Tutto ciò ha provocato ansia e incertezza negli alleati tradizionali al di là dell’Atlantico e in Asia, costringendoli spesso a sottomettersi e a far buon viso a cattivo gioco e, soprattutto, a rivedere i parametri fondamentali del loro posizionamento internazionale alla luce del venire meno della certezza dell’alleanza americana. Chi non ha esitato a opporsi senza timori alle spinte economiche e geopolitiche assertive americane è stata la Cina, grazie ai suoi investimenti decennali che le fanno ormai detenere più di un terzo del valore aggiunto della manifattura mondiale. Le sue restrizioni sulle esportazioni di terre rare e la forte dipendenza americana nell’elettronica, nel settore farmaceutico, del fotovoltaico e nell’esportazione di soia nel Paese asiatico hanno costretto l’Amministrazione americana a una «ritirata strategica». Xi Jinping esce dal 2025 con una statura economica e geopolitica rafforzata che rende la Cina sempre di più una «calamita» verso la quale orbita un numero crescente di Paesi del continente africano, in Asia e persino in America Latina dove Stati come Brasile, Perù, Cile, Argentina contano su Pechino quale destinazione principale per le esportazioni, soprattutto di risorse naturali. E il nostro continente che bilancio deve fare per il suo 2025? Forse l’Europa è il primo nemico di se stessa.
I Paesi maggiormente rilevanti hanno visto un complessivo indebolimento delle proprie classi dirigenti (Francia, Germania, Polonia, Olanda, Gran Bretagna) – con la significativa eccezione dell’Italia – mentre l’Unione europea non ha saputo ergersi a interlocutore decisivo nel conflitto russo-ucraino malgrado il supporto economico e umanitario sostanziale nei confronti di Kiev. Analogamente l’Europa non ha avuto alcun ruolo nell’altro maggiore conflitto armato che ha visto contrapposti lo Stato di Israele e Hamas a Gaza. Anche nel negoziato sui dazi, con il presidente americano siamo passati dalla demonizzazione del leader Usa all’asservimento e accettazione dei suoi diktat.
L’allineamento Putin-Trump
Molto preoccupante è l’allineamento di Putin e Trump sull’idea di minare fatalmente l’Ue come struttura sovranazionale contraria ai loro interessi. Ma da dove viene questa irrilevanza europea che trova forse una sola importante eccezione nella politica commerciale? La tecnocrazia, che ha un ruolo preponderante in Europa, tende per sua natura e indole a non avere alcun legame politico con i territori e impone modelli astratti e obiettivi non in linea con una realtà in rapido cambiamento.
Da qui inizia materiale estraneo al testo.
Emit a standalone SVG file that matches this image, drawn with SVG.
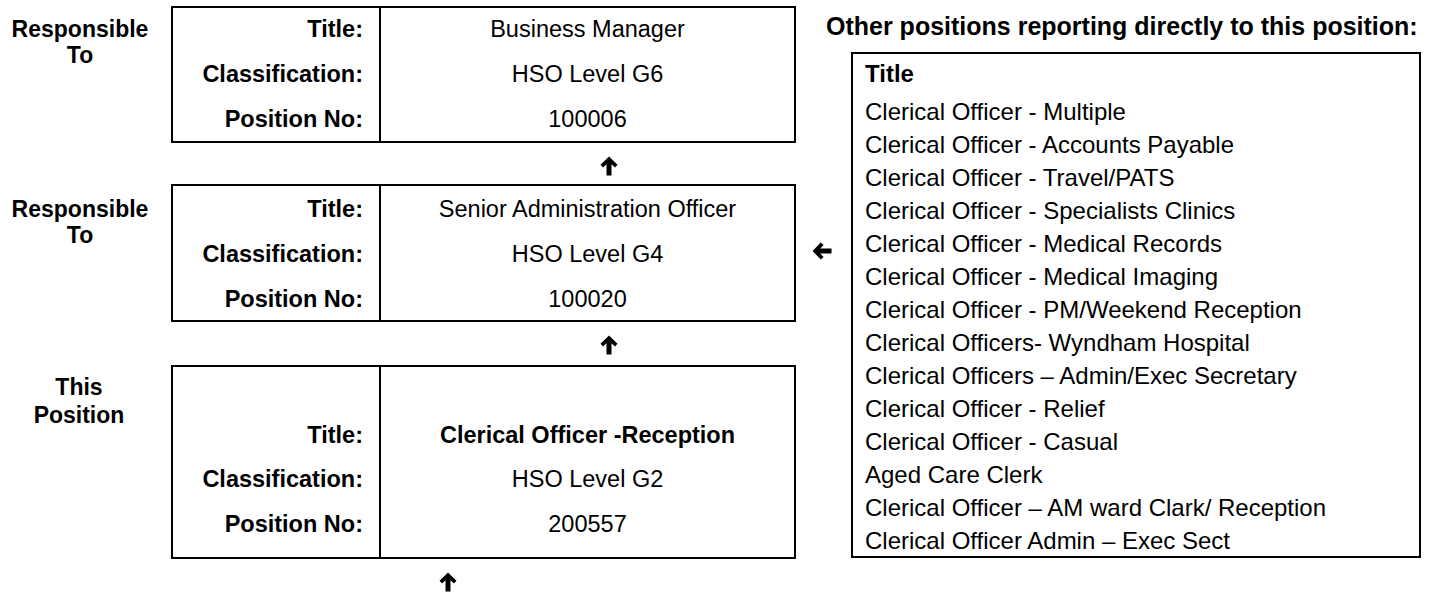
<svg xmlns="http://www.w3.org/2000/svg" width="1435" height="593" viewBox="0 0 1435 593">
<style>
text{font-family:"Liberation Sans",Arial,sans-serif;font-size:23.5px;fill:#000}
.b{font-weight:bold}
.lbl{font-weight:bold;text-anchor:end;font-size:23.5px}
.val{text-anchor:middle}
.side{font-weight:bold;text-anchor:middle;font-size:23px}
.hdr{font-weight:bold;font-size:25px}
.li{font-size:24px}
.box{fill:#fff;stroke:#000;stroke-width:2}
.div{stroke:#000;stroke-width:2}
.arr{fill:#000}
</style>
<defs>
<path id="arrowUp" d="M0,-9.5 L8.5,-1.2 L6,1.6 L2.5,-1.8 L2.5,9.5 L-2.5,9.5 L-2.5,-1.8 L-6,1.6 L-8.5,-1.2 Z"/>
</defs>

<g id="label-responsible-1">
<text class="side" x="80" y="37">Responsible</text>
<text class="side" x="80" y="63">To</text>
</g>
<g id="label-responsible-2">
<text class="side" x="80" y="217">Responsible</text>
<text class="side" x="80" y="243">To</text>
</g>
<g id="label-this-position">
<text class="side" x="79" y="395">This</text>
<text class="side" x="79" y="423">Position</text>
</g>

<g id="node-business-manager">
<rect class="box" x="172" y="7" width="623" height="135"/>
<line class="div" x1="380" y1="7" x2="380" y2="142"/>
<text class="lbl" x="363" y="37">Title:</text>
<text class="lbl" x="363" y="82">Classification:</text>
<text class="lbl" x="363" y="127">Position No:</text>
<text class="val" x="587.5" y="37">Business Manager</text>
<text class="val" x="587.5" y="82">HSO Level G6</text>
<text class="val" x="587.5" y="127">100006</text>
</g>

<g id="node-senior-admin-officer">
<rect class="box" x="172" y="185" width="623" height="136"/>
<line class="div" x1="380" y1="185" x2="380" y2="321"/>
<text class="lbl" x="363" y="217">Title:</text>
<text class="lbl" x="363" y="262">Classification:</text>
<text class="lbl" x="363" y="307">Position No:</text>
<text class="val" x="587.5" y="217">Senior Administration Officer</text>
<text class="val" x="587.5" y="262">HSO Level G4</text>
<text class="val" x="587.5" y="307">100020</text>
</g>

<g id="node-this-position">
<rect class="box" x="172" y="366" width="623" height="192"/>
<line class="div" x1="380" y1="366" x2="380" y2="558"/>
<text class="lbl" x="363" y="443">Title:</text>
<text class="lbl" x="363" y="487">Classification:</text>
<text class="lbl" x="363" y="532">Position No:</text>
<text class="val b" x="587.5" y="443">Clerical Officer -Reception</text>
<text class="val" x="587.5" y="487">HSO Level G2</text>
<text class="val" x="587.5" y="532">200557</text>
</g>

<g id="node-other-positions">
<text class="hdr" x="826" y="35">Other positions reporting directly to this position:</text>
<rect class="box" x="852" y="53" width="568" height="504"/>
<text class="b li" x="865" y="82">Title</text>
<text class="li" x="865" y="120">Clerical Officer - Multiple</text>
<text class="li" x="865" y="153">Clerical Officer - Accounts Payable</text>
<text class="li" x="865" y="186">Clerical Officer - Travel/PATS</text>
<text class="li" x="865" y="219">Clerical Officer - Specialists Clinics</text>
<text class="li" x="865" y="252">Clerical Officer - Medical Records</text>
<text class="li" x="865" y="285">Clerical Officer - Medical Imaging</text>
<text class="li" x="865" y="318">Clerical Officer - PM/Weekend Reception</text>
<text class="li" x="865" y="351">Clerical Officers- Wyndham Hospital</text>
<text class="li" x="865" y="384">Clerical Officers – Admin/Exec Secretary</text>
<text class="li" x="865" y="417">Clerical Officer - Relief</text>
<text class="li" x="865" y="450">Clerical Officer - Casual</text>
<text class="li" x="865" y="483">Aged Care Clerk</text>
<text class="li" x="865" y="516">Clerical Officer – AM ward Clark/ Reception</text>
<text class="li" x="865" y="549">Clerical Officer Admin – Exec Sect</text>
</g>

<g id="connectors">
<use href="#arrowUp" class="arr" transform="translate(609,166)"/>
<use href="#arrowUp" class="arr" transform="translate(609,345)"/>
<use href="#arrowUp" class="arr" transform="translate(448,582)"/>
<use href="#arrowUp" class="arr" transform="translate(822,251) rotate(-90)"/>
</g>
</svg>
Tutto ciò, insieme a fatali ritardi decisionali, ha provocato il progressivo indebolimento del potere di attrazione delle istituzioni europee presso le opinioni pubbliche che le considerano vessatorie e impositive e in molti casi nelle urne si consegnano a movimenti populisti-sovranisti. Ed è ancora ulteriormente allarmante constatare che la maggioranza assoluta degli europei non va più a votare. Si tratta di un segnale di profonda sfiducia nella democrazia e nella politica che non riesce a incidere nei processi reali dell’Ue e nelle rilevanti decisioni per milioni di cittadini. Sembra indifferibile una rifondazione pragmatica, radicata negli interessi effettivi sul piano internazionale e più sensibile alle domande che provengono dai territori.